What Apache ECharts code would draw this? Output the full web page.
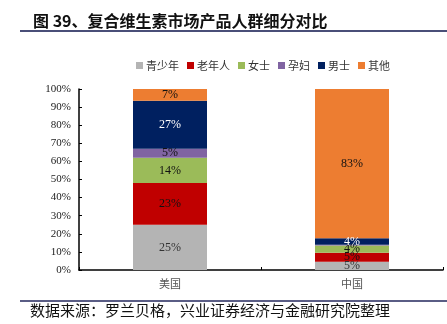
<!DOCTYPE html>
<html>
<head>
<meta charset="utf-8">
<script src="https://cdn.jsdelivr.net/npm/echarts@6/dist/echarts.min.js"></script>
<style>
html,body{margin:0;padding:0;background:#fff;}
#chart{width:447px;height:324px;}
</style>
</head>
<body>
<div id="chart"></div>
<script>
var categories = ['美国', '中国'];
var seriesNames = ['青少年', '老年人', '女士', '孕妇', '男士', '其他'];
var teen = [25.0, 4.5];
var elderly = [23.0, 5.0];
var women = [14.0, 4.0];
var pregnant = [5.0, 0.4];
var men = [26.5, 3.6];
var others = [6.5, 82.6];
var yTicks = [0, 10, 20, 30, 40, 50, 60, 70, 80, 90, 100];

var seriesValues = [teen, elderly, women, pregnant, men, others];
var colors = ['#b4b4b4', '#c00000', '#9bbb59', '#8064a2', '#002060', '#ed7d31'];
var labelColors = ['#333', '#111', '#111', '#111', '#fff', '#111'];
var serif = '"Liberation Serif","Times New Roman","Noto Sans CJK SC",serif';
var cjk = '"Noto Sans CJK SC","Liberation Serif",serif';

var chart = echarts.init(document.getElementById('chart'));
var series = seriesNames.map(function (name, i) {
  return {
    name: name,
    type: 'bar',
    stack: 'total',
    barWidth: 74,
    data: seriesValues[i],
    itemStyle: { color: colors[i] },
    label: {
      show: true,
      position: 'inside',
      fontFamily: serif,
      fontSize: 12,
      color: labelColors[i],
      formatter: function (p) {
        var v = Math.round(p.value);
        return v >= 1 ? v + '%' : '';
      }
    }
  };
});

chart.setOption({
  animation: false,
  backgroundColor: '#fff',
  title: {
    text: '图 39、复合维生素市场产品人群细分对比',
    left: 28,
    top: 8,
    textStyle: { fontFamily: cjk, fontSize: 16, fontWeight: 'bold', color: '#111' }
  },
  graphic: [
    { type: 'rect', shape: { x: 20, y: 30, width: 427, height: 2 }, style: { fill: '#4a4f78' } },
    { type: 'rect', shape: { x: 20, y: 300, width: 427, height: 2 }, style: { fill: '#5a5d85' } },
    { type: 'text', left: 30, top: 303, style: { text: '数据来源：罗兰贝格，兴业证券经济与金融研究院整理', font: '15px ' + cjk, fill: '#111' } }
  ],
  legend: {
    data: seriesNames,
    left: 131,
    top: 55,
    itemWidth: 7,
    itemHeight: 7,
    itemGap: 8,
    icon: 'rect',
    textStyle: { fontFamily: cjk, fontSize: 11, color: '#333', padding: [0, 0, 0, -2] }
  },
  grid: { left: 79, right: 4, top: 89, bottom: 54, containLabel: false },
  xAxis: {
    type: 'category',
    data: categories,
    axisLine: { lineStyle: { color: '#000', width: 1.5 } },
    axisTick: { show: true, inside: true, length: 3, lineStyle: { color: '#000' } },
    axisLabel: { fontFamily: cjk, fontSize: 11, color: '#555', margin: 8 }
  },
  yAxis: {
    type: 'value',
    min: 0,
    max: 100,
    interval: 10,
    axisLine: { show: true, lineStyle: { color: '#000', width: 1.5 } },
    axisTick: { show: true, inside: true, length: 3, lineStyle: { color: '#000' } },
    splitLine: { show: false },
    axisLabel: {
      fontFamily: serif, fontSize: 11, color: '#222', margin: 8,
      formatter: function (v) { return yTicks.indexOf(v) >= 0 ? v + '%' : ''; }
    }
  },
  series: series
});
</script>
</body>
</html>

* * *

WHAT IS ASKED =>
Set down all the data again exactly as above, pictures excluded.

RESULT FOR THIS TASK =>
What Apache ECharts code would draw this? Output the full web page.
<!DOCTYPE html>
<html>
<head>
<meta charset="utf-8">
<script src="https://cdn.jsdelivr.net/npm/echarts@6/dist/echarts.min.js"></script>
<style>
html,body{margin:0;padding:0;background:#fff;}
#chart{width:447px;height:324px;}
</style>
</head>
<body>
<div id="chart"></div>
<script>
var categories = ['美国', '中国'];
var seriesNames = ['青少年', '老年人', '女士', '孕妇', '男士', '其他'];
var teen = [25.0, 4.5];
var elderly = [23.0, 5.0];
var women = [14.0, 4.0];
var pregnant = [5.0, 0.4];
var men = [26.5, 3.6];
var others = [6.5, 82.6];
var yTicks = [0, 10, 20, 30, 40, 50, 60, 70, 80, 90, 100];

var seriesValues = [teen, elderly, women, pregnant, men, others];
var colors = ['#b4b4b4', '#c00000', '#9bbb59', '#8064a2', '#002060', '#ed7d31'];
var labelColors = ['#333', '#111', '#111', '#111', '#fff', '#111'];
var serif = '"Liberation Serif","Times New Roman","Noto Sans CJK SC",serif';
var cjk = '"Noto Sans CJK SC","Liberation Serif",serif';

var chart = echarts.init(document.getElementById('chart'));
var series = seriesNames.map(function (name, i) {
  return {
    name: name,
    type: 'bar',
    stack: 'total',
    barWidth: 74,
    data: seriesValues[i],
    itemStyle: { color: colors[i] },
    label: {
      show: true,
      position: 'inside',
      fontFamily: serif,
      fontSize: 12,
      color: labelColors[i],
      formatter: function (p) {
        var v = Math.round(p.value);
        return v >= 1 ? v + '%' : '';
      }
    }
  };
});

chart.setOption({
  animation: false,
  backgroundColor: '#fff',
  title: {
    text: '图 39、复合维生素市场产品人群细分对比',
    left: 28,
    top: 8,
    textStyle: { fontFamily: cjk, fontSize: 16, fontWeight: 'bold', color: '#111' }
  },
  graphic: [
    { type: 'rect', shape: { x: 20, y: 30, width: 427, height: 2 }, style: { fill: '#4a4f78' } },
    { type: 'rect', shape: { x: 20, y: 300, width: 427, height: 2 }, style: { fill: '#5a5d85' } },
    { type: 'text', left: 30, top: 303, style: { text: '数据来源：罗兰贝格，兴业证券经济与金融研究院整理', font: '15px ' + cjk, fill: '#111' } }
  ],
  legend: {
    data: seriesNames,
    left: 131,
    top: 55,
    itemWidth: 7,
    itemHeight: 7,
    itemGap: 8,
    icon: 'rect',
    textStyle: { fontFamily: cjk, fontSize: 11, color: '#333', padding: [0, 0, 0, -2] }
  },
  grid: { left: 79, right: 4, top: 89, bottom: 54, containLabel: false },
  xAxis: {
    type: 'category',
    data: categories,
    axisLine: { lineStyle: { color: '#000', width: 1.5 } },
    axisTick: { show: true, inside: true, length: 3, lineStyle: { color: '#000' } },
    axisLabel: { fontFamily: cjk, fontSize: 11, color: '#555', margin: 8 }
  },
  yAxis: {
    type: 'value',
    min: 0,
    max: 100,
    interval: 10,
    axisLine: { show: true, lineStyle: { color: '#000', width: 1.5 } },
    axisTick: { show: true, inside: true, length: 3, lineStyle: { color: '#000' } },
    splitLine: { show: false },
    axisLabel: {
      fontFamily: serif, fontSize: 11, color: '#222', margin: 8,
      formatter: function (v) { return yTicks.indexOf(v) >= 0 ? v + '%' : ''; }
    }
  },
  series: series
});
</script>
</body>
</html>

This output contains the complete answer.